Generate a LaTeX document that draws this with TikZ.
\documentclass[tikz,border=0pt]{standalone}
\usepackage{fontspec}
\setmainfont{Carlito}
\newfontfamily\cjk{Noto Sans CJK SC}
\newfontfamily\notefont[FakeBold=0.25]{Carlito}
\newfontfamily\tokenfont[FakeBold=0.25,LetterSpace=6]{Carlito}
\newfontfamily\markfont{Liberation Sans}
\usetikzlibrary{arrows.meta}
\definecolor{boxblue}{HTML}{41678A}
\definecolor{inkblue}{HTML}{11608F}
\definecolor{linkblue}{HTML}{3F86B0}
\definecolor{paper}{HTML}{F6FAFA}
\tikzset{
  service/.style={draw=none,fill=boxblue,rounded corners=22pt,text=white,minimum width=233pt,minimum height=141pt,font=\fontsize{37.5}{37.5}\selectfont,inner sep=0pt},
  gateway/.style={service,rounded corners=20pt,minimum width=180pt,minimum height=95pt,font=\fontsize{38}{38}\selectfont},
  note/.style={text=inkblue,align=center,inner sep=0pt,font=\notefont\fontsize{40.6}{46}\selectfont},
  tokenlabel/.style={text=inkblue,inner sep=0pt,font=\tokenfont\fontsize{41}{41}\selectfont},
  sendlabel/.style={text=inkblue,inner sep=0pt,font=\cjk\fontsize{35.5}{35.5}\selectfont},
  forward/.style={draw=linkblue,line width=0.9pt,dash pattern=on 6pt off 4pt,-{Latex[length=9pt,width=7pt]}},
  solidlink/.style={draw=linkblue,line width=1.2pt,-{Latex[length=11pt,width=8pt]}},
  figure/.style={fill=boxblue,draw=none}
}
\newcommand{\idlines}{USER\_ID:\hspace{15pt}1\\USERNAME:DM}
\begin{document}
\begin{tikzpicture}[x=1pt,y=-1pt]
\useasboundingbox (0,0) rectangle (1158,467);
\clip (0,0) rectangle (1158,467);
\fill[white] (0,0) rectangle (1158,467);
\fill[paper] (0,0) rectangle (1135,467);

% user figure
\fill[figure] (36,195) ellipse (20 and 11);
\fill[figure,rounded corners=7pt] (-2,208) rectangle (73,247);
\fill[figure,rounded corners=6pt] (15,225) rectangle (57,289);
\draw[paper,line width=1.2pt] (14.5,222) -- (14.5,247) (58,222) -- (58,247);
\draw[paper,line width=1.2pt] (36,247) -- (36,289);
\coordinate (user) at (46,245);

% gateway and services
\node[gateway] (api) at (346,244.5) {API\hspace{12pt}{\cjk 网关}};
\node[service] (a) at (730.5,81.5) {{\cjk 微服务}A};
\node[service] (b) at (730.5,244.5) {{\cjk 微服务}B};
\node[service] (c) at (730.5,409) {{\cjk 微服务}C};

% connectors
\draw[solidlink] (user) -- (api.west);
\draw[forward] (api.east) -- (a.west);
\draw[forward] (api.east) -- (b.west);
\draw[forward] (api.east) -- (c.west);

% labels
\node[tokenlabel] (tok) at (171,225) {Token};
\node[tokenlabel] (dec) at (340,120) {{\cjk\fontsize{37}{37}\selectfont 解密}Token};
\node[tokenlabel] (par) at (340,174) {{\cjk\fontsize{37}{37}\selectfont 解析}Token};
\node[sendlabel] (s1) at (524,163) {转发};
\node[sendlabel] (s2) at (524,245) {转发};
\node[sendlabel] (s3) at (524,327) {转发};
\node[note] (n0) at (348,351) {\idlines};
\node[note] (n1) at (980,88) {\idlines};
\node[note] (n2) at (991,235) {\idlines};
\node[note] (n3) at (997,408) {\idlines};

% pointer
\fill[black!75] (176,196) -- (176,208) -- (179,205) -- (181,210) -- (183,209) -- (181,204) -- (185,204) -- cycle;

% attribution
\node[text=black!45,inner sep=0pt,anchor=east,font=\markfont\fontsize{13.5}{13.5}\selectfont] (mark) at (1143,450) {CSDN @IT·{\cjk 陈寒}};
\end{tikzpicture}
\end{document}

...

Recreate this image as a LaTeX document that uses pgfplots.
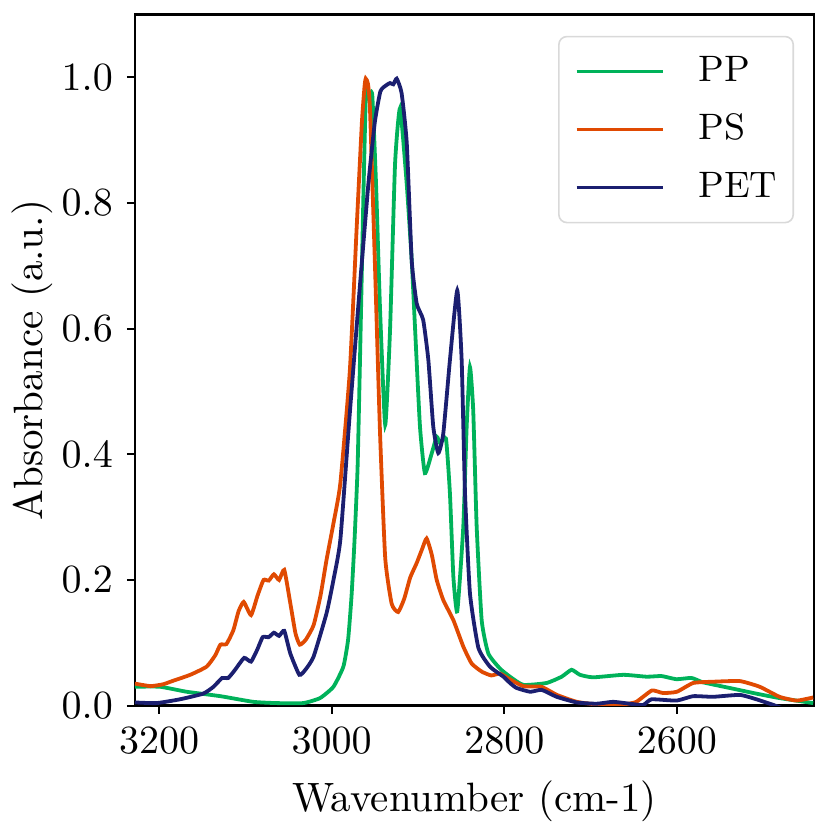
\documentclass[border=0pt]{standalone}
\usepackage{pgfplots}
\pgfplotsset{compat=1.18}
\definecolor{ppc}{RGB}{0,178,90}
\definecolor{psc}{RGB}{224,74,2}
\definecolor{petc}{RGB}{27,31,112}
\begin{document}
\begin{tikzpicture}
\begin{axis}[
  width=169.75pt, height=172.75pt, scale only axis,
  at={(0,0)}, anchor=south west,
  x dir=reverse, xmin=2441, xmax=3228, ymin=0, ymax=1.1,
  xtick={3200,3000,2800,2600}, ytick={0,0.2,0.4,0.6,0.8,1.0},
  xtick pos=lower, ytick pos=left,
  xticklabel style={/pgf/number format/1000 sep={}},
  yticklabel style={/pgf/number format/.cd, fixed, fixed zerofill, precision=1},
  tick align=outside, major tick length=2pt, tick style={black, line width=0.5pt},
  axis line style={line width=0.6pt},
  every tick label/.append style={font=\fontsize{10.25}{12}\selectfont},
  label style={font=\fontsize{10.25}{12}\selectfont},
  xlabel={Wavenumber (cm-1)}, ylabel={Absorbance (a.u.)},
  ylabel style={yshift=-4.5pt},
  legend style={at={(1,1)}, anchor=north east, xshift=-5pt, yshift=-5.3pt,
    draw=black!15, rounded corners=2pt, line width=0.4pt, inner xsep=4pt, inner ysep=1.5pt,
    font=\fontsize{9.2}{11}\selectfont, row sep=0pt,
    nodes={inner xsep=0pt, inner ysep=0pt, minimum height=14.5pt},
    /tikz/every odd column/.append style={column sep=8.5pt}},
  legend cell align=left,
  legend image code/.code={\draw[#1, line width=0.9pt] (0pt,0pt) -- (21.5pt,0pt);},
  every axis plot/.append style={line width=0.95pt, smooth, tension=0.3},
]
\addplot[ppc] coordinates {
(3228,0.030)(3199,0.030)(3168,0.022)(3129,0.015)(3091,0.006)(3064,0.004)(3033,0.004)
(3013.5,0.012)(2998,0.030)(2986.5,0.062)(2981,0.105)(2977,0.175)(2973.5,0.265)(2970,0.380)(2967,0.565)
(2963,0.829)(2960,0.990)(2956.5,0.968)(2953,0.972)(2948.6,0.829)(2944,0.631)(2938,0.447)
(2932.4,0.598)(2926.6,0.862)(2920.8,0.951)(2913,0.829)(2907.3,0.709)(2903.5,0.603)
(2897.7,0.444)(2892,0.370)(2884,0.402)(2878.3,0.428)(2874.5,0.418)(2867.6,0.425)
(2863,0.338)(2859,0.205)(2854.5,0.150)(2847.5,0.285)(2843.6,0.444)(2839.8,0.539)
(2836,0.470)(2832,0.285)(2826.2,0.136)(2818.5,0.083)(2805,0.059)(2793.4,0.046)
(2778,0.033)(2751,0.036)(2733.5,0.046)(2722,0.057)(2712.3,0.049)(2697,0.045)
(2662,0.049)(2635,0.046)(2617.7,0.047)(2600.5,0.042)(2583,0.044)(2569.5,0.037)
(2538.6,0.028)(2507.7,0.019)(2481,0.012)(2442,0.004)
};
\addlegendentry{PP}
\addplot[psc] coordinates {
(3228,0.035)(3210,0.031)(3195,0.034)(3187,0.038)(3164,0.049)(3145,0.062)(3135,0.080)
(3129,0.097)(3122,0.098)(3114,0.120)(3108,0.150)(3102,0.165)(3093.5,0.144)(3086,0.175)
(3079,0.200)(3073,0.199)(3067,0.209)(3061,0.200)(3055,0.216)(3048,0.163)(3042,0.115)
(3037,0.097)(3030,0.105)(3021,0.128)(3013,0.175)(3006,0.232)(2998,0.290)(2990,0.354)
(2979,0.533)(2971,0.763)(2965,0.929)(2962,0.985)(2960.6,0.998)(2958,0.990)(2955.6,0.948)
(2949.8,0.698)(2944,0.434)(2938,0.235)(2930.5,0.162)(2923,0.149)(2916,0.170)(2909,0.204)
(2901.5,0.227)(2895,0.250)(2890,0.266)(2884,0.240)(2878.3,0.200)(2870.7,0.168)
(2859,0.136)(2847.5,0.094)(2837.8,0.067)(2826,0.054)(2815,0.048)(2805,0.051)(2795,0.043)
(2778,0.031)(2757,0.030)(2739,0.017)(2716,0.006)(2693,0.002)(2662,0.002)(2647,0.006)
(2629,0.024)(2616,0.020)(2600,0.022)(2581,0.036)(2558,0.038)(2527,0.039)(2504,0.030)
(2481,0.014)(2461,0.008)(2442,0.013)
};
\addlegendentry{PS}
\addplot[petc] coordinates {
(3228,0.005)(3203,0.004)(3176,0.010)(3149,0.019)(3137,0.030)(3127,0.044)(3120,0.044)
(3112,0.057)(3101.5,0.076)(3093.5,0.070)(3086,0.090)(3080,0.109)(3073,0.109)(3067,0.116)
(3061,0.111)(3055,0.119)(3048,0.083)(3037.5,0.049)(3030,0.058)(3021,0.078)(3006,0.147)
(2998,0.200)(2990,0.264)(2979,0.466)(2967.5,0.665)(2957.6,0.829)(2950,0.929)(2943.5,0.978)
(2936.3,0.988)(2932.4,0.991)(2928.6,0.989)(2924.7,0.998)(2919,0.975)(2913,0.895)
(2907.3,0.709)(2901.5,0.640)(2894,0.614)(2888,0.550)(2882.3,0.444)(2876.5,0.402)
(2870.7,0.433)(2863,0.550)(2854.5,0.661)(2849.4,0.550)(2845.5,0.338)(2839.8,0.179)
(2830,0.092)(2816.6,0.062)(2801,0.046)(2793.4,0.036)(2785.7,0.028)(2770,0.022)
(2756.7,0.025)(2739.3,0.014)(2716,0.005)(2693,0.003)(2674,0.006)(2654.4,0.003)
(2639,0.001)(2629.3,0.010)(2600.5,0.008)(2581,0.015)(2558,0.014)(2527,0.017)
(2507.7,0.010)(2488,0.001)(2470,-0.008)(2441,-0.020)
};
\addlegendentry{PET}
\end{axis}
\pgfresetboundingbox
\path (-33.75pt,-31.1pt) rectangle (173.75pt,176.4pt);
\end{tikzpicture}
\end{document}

# Directions
Read through the entries and copy each line in which "image" appears.

# The result
Recreate this image as a LaTeX document that uses pgfplots.
  legend image code/.code={\draw[#1, line width=0.9pt] (0pt,0pt) -- (21.5pt,0pt);},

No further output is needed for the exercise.